As the school board continues tackling the budget, the meetings have been long - some clocking in at over six hours - and the board's strategy has focused on reviewing every single line item of the telephone book-sized budget.
Calling it a tedious process is perhaps an understatement.
"I think we're going to keep doing this nit-picky stuff, line by line, item by item," board member Kermit Bouillion tells The IND. "I'm still in favor of borrowing money from the savings, and help the budget out a little bit. And I'm content to let [Superintendent] Dr. [Pat] Cooper give us a budget; he is the expert."
Bouillion makes a solid point, and considering none of his fellow board members are accountants, the repercussions of their decisions over the next few weeks could leave a lasting impact on the school system, especially on the classroom.
That was evident with Wednesday night's budget meeting, when the board opted against making a decision on whether to fund $1 million in replacement curriculum for the school system's English Language Arts program.
These new materials would bring the school system in line with current standards; the existing materials aren't consistent from school to school and for the most part are quite aged, some as old as seven years.

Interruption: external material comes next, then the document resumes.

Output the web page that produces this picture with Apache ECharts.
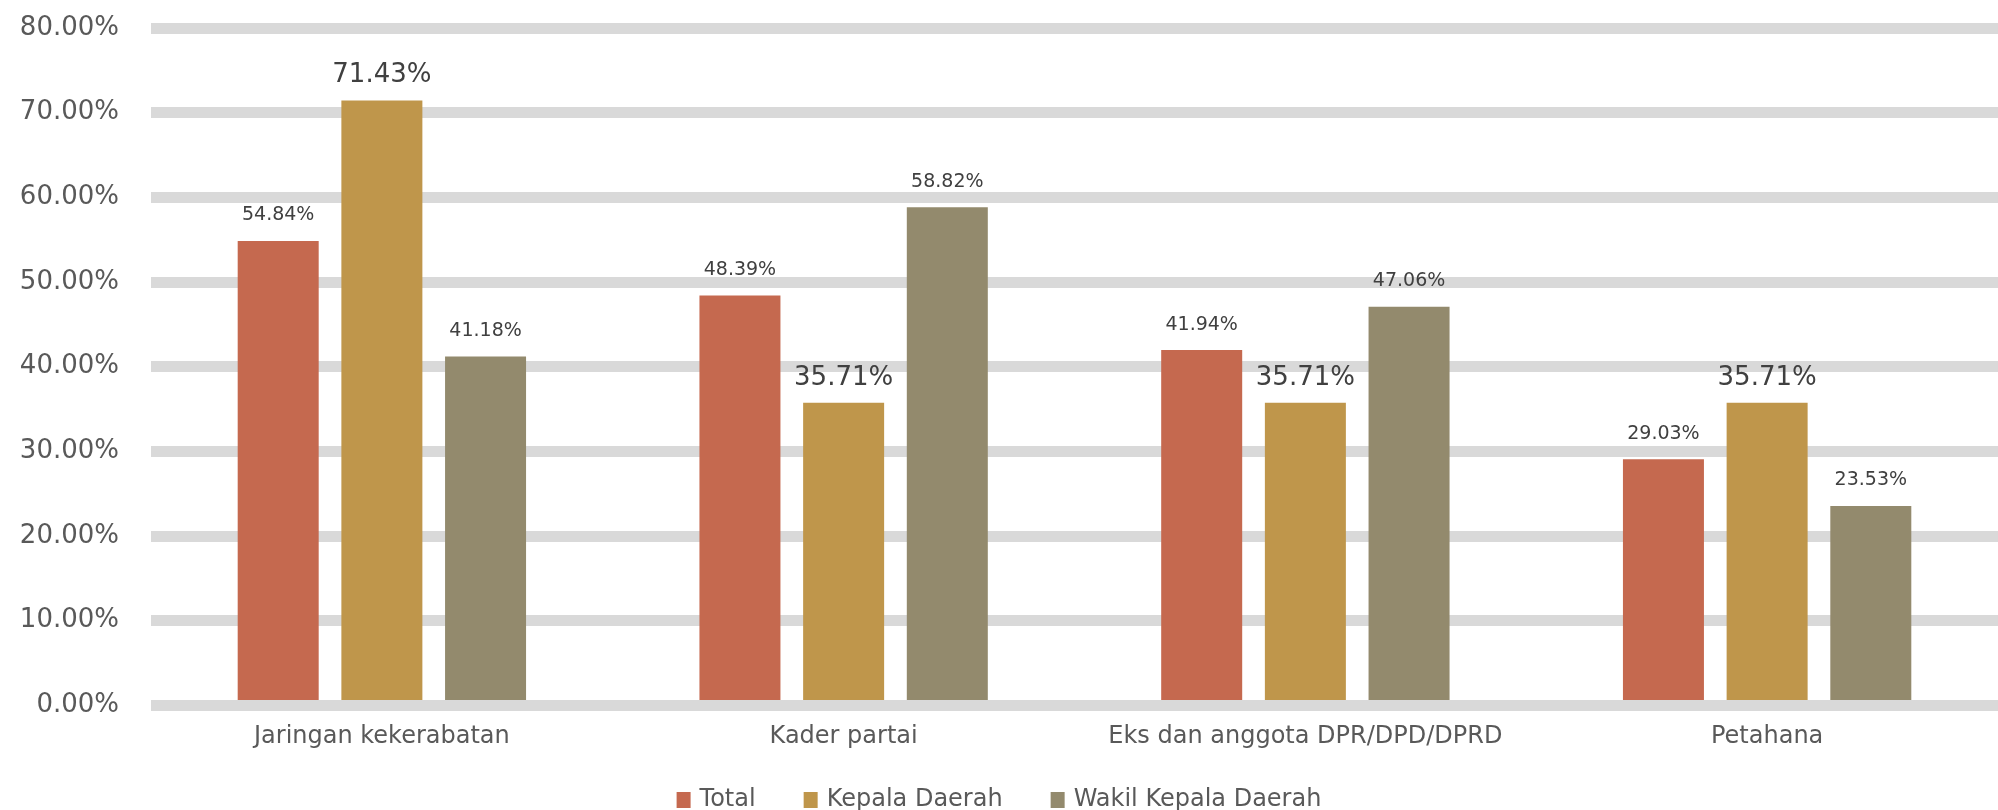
<!DOCTYPE html>
<html>
<head>
<meta charset="utf-8">
<script src="https://cdn.jsdelivr.net/npm/echarts@6/dist/echarts.min.js"></script>
<style>
  html, body { margin: 0; padding: 0; background: #fff; }
  #chart { width: 1998px; height: 810px; }
</style>
</head>
<body>
<div id="chart"></div>
<script>
// data
const categories = ['Jaringan kekerabatan', 'Kader partai', 'Eks dan anggota DPR/DPD/DPRD', 'Petahana'];
const seriesNames = ['Total', 'Kepala Daerah', 'Wakil Kepala Daerah'];
const totalValues = [54.84, 48.39, 41.94, 29.03];
const kepalaValues = [71.43, 35.71, 35.71, 35.71];
const wakilValues = [41.18, 58.82, 47.06, 23.53];
const yMin = 0, yMax = 80, yStep = 10;

const colors = ['#C5694F', '#BF964B', '#938A6D'];
const font = 'DejaVu Sans';

const pct = v => Number(v).toFixed(2) + '%';

function smallLabel() {
    return {
        show: true, position: 'top', distance: 16,
        formatter: p => pct(p.value),
        fontFamily: font, fontSize: 19, color: '#404040'
    };
}

const chart = echarts.init(document.getElementById('chart'), null, { renderer: 'canvas' });

chart.setOption({
    animation: false,
    color: colors,
    grid: { left: 151, right: -6, top: 28, bottom: 105, containLabel: false },
    legend: {
        data: seriesNames,
        top: 783,
        left: 'center',
        icon: 'rect',
        itemWidth: 14,
        itemHeight: 16,
        itemGap: 48,
        textStyle: { fontFamily: font, fontSize: 24, color: '#595959', padding: [0, 0, 0, 4] }
    },
    xAxis: {
        type: 'category',
        data: categories,
        z: 3,
        axisLine: { show: true, lineStyle: { color: '#D9D9D9', width: 11, cap: 'butt' } },
        axisTick: { show: false },
        axisLabel: { interval: 0, margin: 20, fontFamily: font, fontSize: 24, color: '#595959' }
    },
    yAxis: {
        type: 'value',
        min: yMin, max: yMax, interval: yStep,
        axisLine: { show: false },
        axisTick: { show: false },
        splitLine: { show: true, lineStyle: { color: '#D9D9D9', width: 11, cap: 'butt' } },
        axisLabel: {
            margin: 32, fontFamily: font, fontSize: 26, color: '#595959',
            padding: [0, 0, 8, 0],
            formatter: v => pct(v)
        }
    },
    series: [
        {
            name: seriesNames[0], type: 'bar', data: totalValues,
            barWidth: 81, barGap: '28%',
            label: smallLabel()
        },
        {
            name: seriesNames[1], type: 'bar', data: kepalaValues,
            barWidth: 81, barGap: '28%',
            label: {
                show: true, position: 'top', distance: 12,
                formatter: p => pct(p.value),
                fontFamily: font, fontSize: 26, color: '#404040'
            }
        },
        {
            name: seriesNames[2], type: 'bar', data: wakilValues,
            barWidth: 81, barGap: '28%',
            label: smallLabel()
        }
    ]
});
</script>
</body>
</html>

Despite pleas from school system administrators as well as academic specialist Stephanie Bordelon to approve funding for the ELA materials, the board decided Wednesday to table the matter in a 5-3 vote, with board members Bouillion, Mark Cockerham and Shelton Cobb making up the three opposing votes. And while they didn't make a decision, time remains of the essence, as the materials will require ordering and, if delayed further, likely won't arrive in time for the start of the upcoming school year.
"The teachers came to us six weeks ago about this," says Bouillion. "I mean, what are teachers going to do when school starts? The teachers won't have the supplies, the kids won't have books and nobody seemed to care, nobody said a word last night."
The board is slated for another budget meeting tonight (Thursday), and according to Bouillion, this meeting could get ugly, as it has the potential for major cuts to personnel, such as instructional strategists and data analysts.
Yet ultimately Cooper has the final say on what goes in and what gets cut from the budget, which means this already long and arduous process will likely get even longer and more arduous.